Other periods of active improvement have died by stiffening at last into some routine. Thus the Gothic gaiety of the thirteenth century stiffening into the mere Gothic ugliness of the fifteenth. Thus the mighty wave of the Renaissance, whose crest was lifted to heaven, was touched by a wintry witchery of classicism and frozen for ever before it fell. Alone of all such movements the democratic movement of the last two centuries has not frozen, but loosened and liquefied. Instead of becoming more pedantic in its old age, it has grown more bewildered. By the analogy of healthy history we ought to have gone on worshipping the republic and calling each other citizen with increasing seriousness until some other part of the truth broke into our republican temple. But in fact we have turned the freedom of democracy into a mere scepticism, destructive of everything, including democracy itself.
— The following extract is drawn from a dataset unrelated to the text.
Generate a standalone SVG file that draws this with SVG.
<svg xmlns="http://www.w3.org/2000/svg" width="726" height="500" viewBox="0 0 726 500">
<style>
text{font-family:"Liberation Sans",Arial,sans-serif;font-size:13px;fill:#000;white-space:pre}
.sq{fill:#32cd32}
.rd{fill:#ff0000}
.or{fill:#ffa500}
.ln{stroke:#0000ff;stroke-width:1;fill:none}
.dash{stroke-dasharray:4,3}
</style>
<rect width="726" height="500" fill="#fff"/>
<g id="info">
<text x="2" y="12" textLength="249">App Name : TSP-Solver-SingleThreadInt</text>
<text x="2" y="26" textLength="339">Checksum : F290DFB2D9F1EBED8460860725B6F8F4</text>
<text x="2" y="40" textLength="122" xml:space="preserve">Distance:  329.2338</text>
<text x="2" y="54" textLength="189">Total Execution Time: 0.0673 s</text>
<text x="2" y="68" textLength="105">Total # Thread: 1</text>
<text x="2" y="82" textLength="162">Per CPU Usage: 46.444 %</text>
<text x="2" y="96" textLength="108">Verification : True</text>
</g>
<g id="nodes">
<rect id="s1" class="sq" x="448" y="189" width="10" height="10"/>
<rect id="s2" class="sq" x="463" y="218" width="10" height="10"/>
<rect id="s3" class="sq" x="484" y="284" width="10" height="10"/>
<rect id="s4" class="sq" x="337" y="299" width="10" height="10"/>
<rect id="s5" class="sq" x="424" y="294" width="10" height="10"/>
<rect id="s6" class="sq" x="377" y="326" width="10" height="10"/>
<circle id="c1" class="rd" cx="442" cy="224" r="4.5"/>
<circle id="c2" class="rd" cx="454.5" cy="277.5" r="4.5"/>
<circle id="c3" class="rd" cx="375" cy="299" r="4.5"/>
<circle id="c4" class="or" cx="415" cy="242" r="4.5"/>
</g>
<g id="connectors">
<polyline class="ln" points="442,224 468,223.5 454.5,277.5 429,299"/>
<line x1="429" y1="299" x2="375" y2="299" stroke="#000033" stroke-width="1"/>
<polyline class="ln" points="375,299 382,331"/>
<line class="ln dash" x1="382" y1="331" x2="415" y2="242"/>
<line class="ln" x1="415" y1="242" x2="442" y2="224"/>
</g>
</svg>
It is none the less destructive because it is, so to speak, an optimistic scepticism — or, as I have said, a dreary hope. It was none the better because the destroyers were always talking about the new vistas and enlightenments which their new negations opened to us. The republican temple, like any other strong building, rested on certain definite limits and supports. But the modern man inside it went on indefinitely knocking holes in his own house and saying that they were windows. The result is not hard to calculate: the moral world was pretty well all windows and no house by the time that Bernard Shaw arrived on the scene.